Recorded data

Begin

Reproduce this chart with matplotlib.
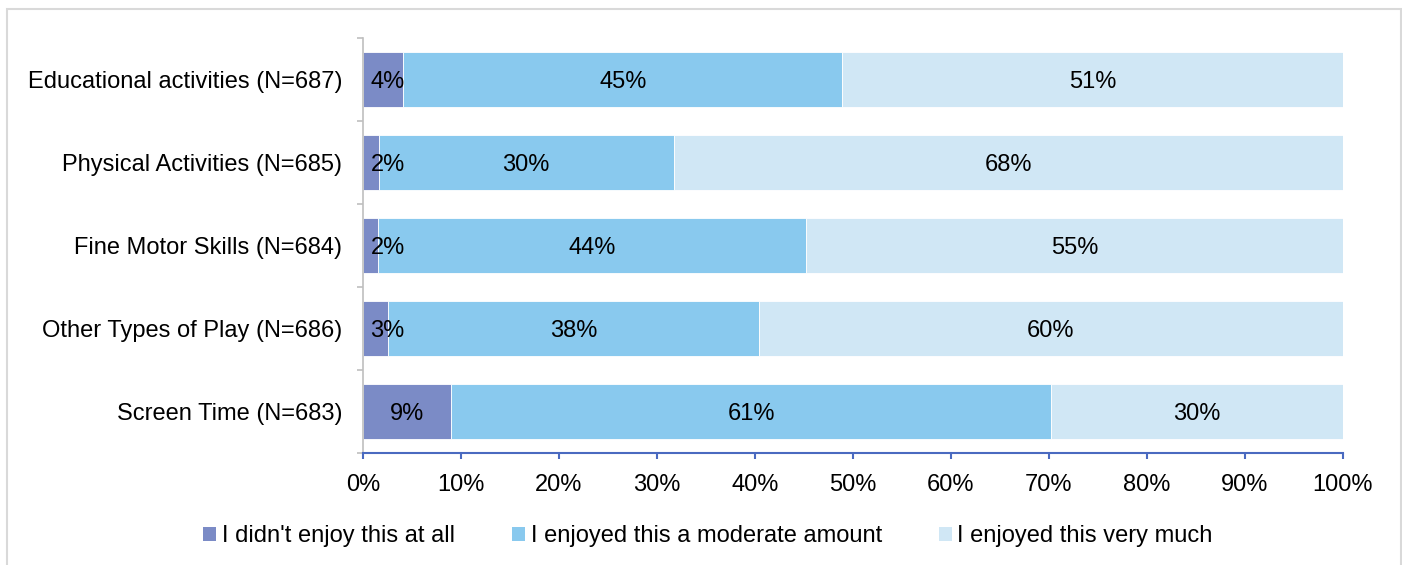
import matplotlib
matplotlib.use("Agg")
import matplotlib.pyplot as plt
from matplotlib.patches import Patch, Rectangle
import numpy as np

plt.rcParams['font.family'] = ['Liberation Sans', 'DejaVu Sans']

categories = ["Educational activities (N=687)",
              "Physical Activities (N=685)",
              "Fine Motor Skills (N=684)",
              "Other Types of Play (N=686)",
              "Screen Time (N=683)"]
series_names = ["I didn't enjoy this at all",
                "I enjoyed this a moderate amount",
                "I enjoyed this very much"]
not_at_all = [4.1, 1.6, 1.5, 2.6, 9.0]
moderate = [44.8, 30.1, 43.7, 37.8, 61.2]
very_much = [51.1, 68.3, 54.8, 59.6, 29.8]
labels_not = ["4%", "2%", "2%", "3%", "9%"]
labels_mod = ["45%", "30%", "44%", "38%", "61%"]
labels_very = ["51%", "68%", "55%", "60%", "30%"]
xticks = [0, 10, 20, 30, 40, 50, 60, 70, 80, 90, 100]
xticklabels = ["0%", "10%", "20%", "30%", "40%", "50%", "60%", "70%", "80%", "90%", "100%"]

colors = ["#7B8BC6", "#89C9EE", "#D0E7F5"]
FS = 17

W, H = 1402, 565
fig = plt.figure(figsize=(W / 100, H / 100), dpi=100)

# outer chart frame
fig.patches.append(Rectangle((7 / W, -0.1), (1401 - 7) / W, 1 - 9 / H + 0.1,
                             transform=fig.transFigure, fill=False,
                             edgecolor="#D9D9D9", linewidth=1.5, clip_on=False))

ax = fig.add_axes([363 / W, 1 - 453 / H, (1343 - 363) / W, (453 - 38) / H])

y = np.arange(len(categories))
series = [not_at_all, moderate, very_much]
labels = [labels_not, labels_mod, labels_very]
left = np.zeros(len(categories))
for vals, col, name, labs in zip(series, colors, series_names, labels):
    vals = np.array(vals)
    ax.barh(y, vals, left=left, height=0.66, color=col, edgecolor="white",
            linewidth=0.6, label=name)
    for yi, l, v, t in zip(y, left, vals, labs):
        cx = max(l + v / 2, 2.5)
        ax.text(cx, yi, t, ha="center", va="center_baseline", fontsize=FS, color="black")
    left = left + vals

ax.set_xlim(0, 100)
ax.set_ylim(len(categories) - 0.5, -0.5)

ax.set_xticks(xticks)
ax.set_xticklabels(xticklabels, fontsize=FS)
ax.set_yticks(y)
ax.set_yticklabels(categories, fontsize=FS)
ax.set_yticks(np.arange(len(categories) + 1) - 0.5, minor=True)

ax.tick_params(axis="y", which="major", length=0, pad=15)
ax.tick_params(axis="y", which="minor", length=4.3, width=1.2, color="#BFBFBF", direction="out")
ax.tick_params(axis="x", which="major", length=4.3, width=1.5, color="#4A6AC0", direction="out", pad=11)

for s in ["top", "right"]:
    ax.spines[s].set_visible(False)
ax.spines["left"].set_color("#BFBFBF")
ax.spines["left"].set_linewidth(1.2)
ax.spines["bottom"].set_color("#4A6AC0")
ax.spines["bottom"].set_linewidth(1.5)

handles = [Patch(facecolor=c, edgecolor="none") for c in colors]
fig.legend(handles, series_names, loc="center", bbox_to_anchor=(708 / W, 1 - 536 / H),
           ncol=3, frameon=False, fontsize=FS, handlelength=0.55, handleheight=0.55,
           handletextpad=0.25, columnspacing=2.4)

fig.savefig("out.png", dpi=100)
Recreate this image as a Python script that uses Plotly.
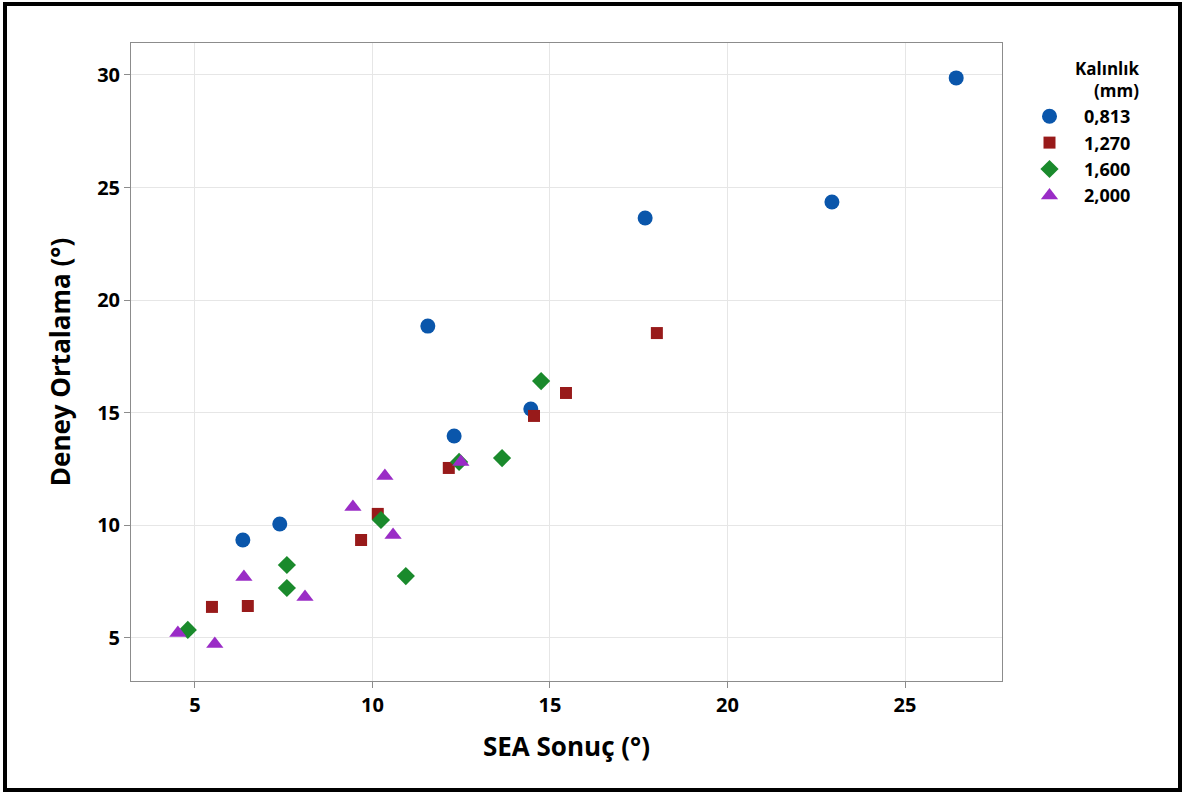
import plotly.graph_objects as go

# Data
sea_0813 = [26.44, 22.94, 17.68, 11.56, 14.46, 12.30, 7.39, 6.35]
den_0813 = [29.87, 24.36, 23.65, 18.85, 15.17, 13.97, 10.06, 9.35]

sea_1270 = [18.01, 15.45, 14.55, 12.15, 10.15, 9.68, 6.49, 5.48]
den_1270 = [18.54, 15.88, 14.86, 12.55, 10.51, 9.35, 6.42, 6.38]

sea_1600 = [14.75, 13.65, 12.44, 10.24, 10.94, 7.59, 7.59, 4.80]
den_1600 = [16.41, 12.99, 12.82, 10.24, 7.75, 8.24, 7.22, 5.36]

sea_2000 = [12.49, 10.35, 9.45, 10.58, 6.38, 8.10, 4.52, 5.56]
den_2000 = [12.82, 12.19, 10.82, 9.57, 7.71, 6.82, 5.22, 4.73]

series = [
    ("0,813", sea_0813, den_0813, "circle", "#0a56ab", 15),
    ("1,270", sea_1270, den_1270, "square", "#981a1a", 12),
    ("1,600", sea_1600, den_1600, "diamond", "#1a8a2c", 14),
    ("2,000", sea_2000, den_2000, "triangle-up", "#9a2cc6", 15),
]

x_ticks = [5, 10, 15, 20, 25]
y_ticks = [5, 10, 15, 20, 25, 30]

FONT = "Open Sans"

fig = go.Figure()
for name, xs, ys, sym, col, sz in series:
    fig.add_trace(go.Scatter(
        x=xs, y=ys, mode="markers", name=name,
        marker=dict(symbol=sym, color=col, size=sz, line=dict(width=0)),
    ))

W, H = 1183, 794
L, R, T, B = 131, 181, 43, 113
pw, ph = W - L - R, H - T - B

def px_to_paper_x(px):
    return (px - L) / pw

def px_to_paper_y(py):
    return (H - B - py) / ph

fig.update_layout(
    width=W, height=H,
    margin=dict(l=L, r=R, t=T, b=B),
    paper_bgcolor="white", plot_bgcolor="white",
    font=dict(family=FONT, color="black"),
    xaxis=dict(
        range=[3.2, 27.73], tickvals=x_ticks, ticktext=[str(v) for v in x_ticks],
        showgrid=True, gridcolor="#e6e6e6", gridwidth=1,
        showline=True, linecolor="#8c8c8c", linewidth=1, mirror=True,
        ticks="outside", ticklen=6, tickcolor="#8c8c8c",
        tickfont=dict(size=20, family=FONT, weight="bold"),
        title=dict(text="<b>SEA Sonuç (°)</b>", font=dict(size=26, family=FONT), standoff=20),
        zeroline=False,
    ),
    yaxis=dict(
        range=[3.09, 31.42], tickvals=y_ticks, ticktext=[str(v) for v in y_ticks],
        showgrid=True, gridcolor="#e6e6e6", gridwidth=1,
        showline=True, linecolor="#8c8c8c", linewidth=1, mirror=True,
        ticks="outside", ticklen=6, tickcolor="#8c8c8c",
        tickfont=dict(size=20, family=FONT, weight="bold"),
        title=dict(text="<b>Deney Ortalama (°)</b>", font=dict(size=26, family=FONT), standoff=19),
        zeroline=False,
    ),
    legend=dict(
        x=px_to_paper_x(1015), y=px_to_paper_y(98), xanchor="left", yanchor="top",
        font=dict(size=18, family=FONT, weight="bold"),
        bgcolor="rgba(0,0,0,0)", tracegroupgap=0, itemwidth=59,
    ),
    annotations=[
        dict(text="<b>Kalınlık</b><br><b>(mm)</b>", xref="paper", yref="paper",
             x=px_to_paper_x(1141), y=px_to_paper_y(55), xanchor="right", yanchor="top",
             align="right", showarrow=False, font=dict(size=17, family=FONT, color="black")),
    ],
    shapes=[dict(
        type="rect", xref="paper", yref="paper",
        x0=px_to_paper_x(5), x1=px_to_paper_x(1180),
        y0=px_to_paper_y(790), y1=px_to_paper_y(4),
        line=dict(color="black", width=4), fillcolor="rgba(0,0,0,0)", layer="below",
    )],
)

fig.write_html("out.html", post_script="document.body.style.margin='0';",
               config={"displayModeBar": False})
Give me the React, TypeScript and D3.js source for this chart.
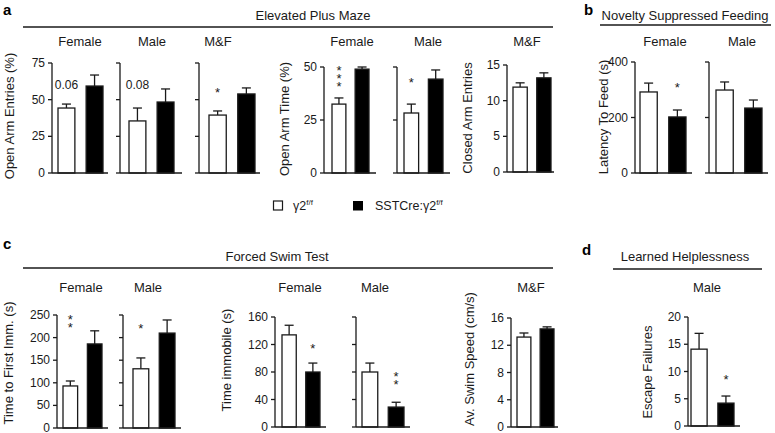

End

▶ **EXERCISE INSTRUCTIONS**
Repeat exactly the part that opens with the line containing "Recreate this image" and closes with the line containing "den_1270 = [18.54, 15.88, 14.86, 12.55, 10.51, 9.35, 6.42, 6.38]". Include both end lines, and drop the pictures.

▶ **EXERCISE SOLUTION**
Recreate this image as a Python script that uses Plotly.
import plotly.graph_objects as go

# Data
sea_0813 = [26.44, 22.94, 17.68, 11.56, 14.46, 12.30, 7.39, 6.35]
den_0813 = [29.87, 24.36, 23.65, 18.85, 15.17, 13.97, 10.06, 9.35]

sea_1270 = [18.01, 15.45, 14.55, 12.15, 10.15, 9.68, 6.49, 5.48]
den_1270 = [18.54, 15.88, 14.86, 12.55, 10.51, 9.35, 6.42, 6.38]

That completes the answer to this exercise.